All 14 of us cheered as the show opened with a rousing rendition of “Touch of Grey,” and it was amazing to see our beloved band again, even better in the theater since not even a miracle ticket could ever provide a view so close; you could even see the stub on Jerry’s right hand.

But the rapture only lasted two songs. Just as keyboardist Brent Mydland (who would OD exactly a year after this show) started in with “Mississippi Half-Step,” a crackle of static crept over the speaker.

At first I thought it was just Bobby having one of his off nights, but this sounded more like a pterodactyl masticating cellophane into a microphone. Within a few minutes, the scratchy dissonance became intolerable discord, driving everyone out of the theater.

We all stood around soberly on the trippy-carpeted hallway while wild-eyed woman Stephanie Workman went to find a manager. Fifteen minutes later we were still waiting, so we marched back to the lobby to demand our money back, in a totally non-confrontational, pacifistic kind of way, of course.

The manager finally emerged from the dungeon of this brokedown palace to inform us that the sound couldn’t be fixed and the rest of the broadcast would not be shown. Theater ticketholders could get their admission back, but those who purchased online from the event website were outta luck.

“Gives new meaning to Shakedown Street,” we muttered.

But this Dead meet-up wasn’t over. As the beleaguered manager began the glacial process of refunding the cash customers, some clever person found the livestream on her phone. (Yay, 21st century bootleggers!)

Stephanie rushed out to her car, returning to the lobby bearing an orb-shaped Bluetooth speaker, and soon we were shaking our bones around the lobby, which really seemed to confuse the people there to see Dunkirk.

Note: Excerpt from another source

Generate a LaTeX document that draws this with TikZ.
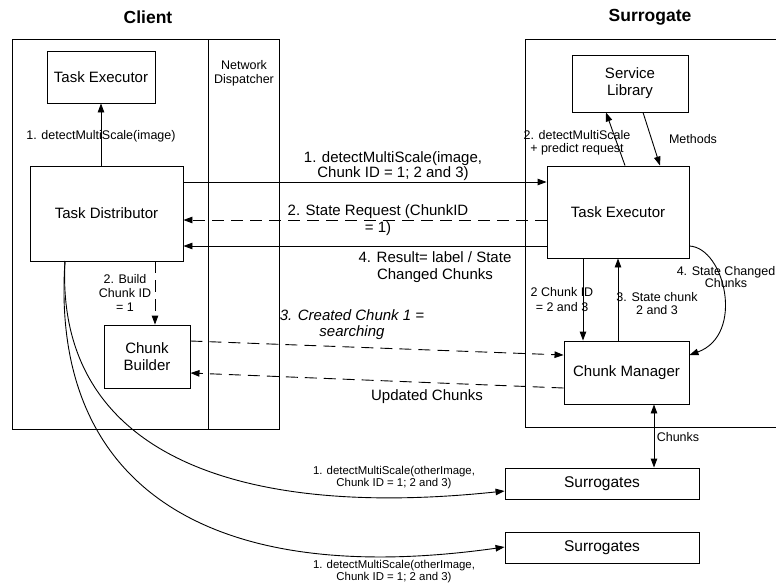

We kept it up for a couple more songs in spite of the manager’s increasing impatience with my shouts of “The women are smarter, that’s right!” Our silly spins of civil disobedience not only lightened the mood but seemed necessary and important in these times when outrage doesn’t always feel efficacious.

I mean, a handful of hippies shimmying around to “Friend of the Devil” isn’t exactly a riot, but we did eventually negotiate for refunds for everyone and passes to a future movie.

It was the closest any of us we were going to get that evening to communion, that special quality that unites Deadheads and everyone else who recognizes the higher potential in the dark star of humanity.

See, the Grateful Dead phenomenon was and still is about more than a bunch of unlikely rock legends playing psychedelic mountain music. In the old days, the collective groove translated into something like spirituality in an era when traditional ideas about religion and society were being rejected, and the enduring tenet of “Be Kind” continues to inspire a golden road of unlimited devotion. (By the way, I hear this summer’s Dead and Company tour fronted by John Maher killed it.)

Even those who would never put a toe in a pair of Birkenstocks can perhaps be grateful that America’s current counter-momentum against a highly outrageous surge of political and social negativity has its roots in collaborative Dead culture.

Maybe one day, we’ll all wake up to find out that we are the eyes of the world.

‘Til then, if we get confused, we’ll just listen to the music play.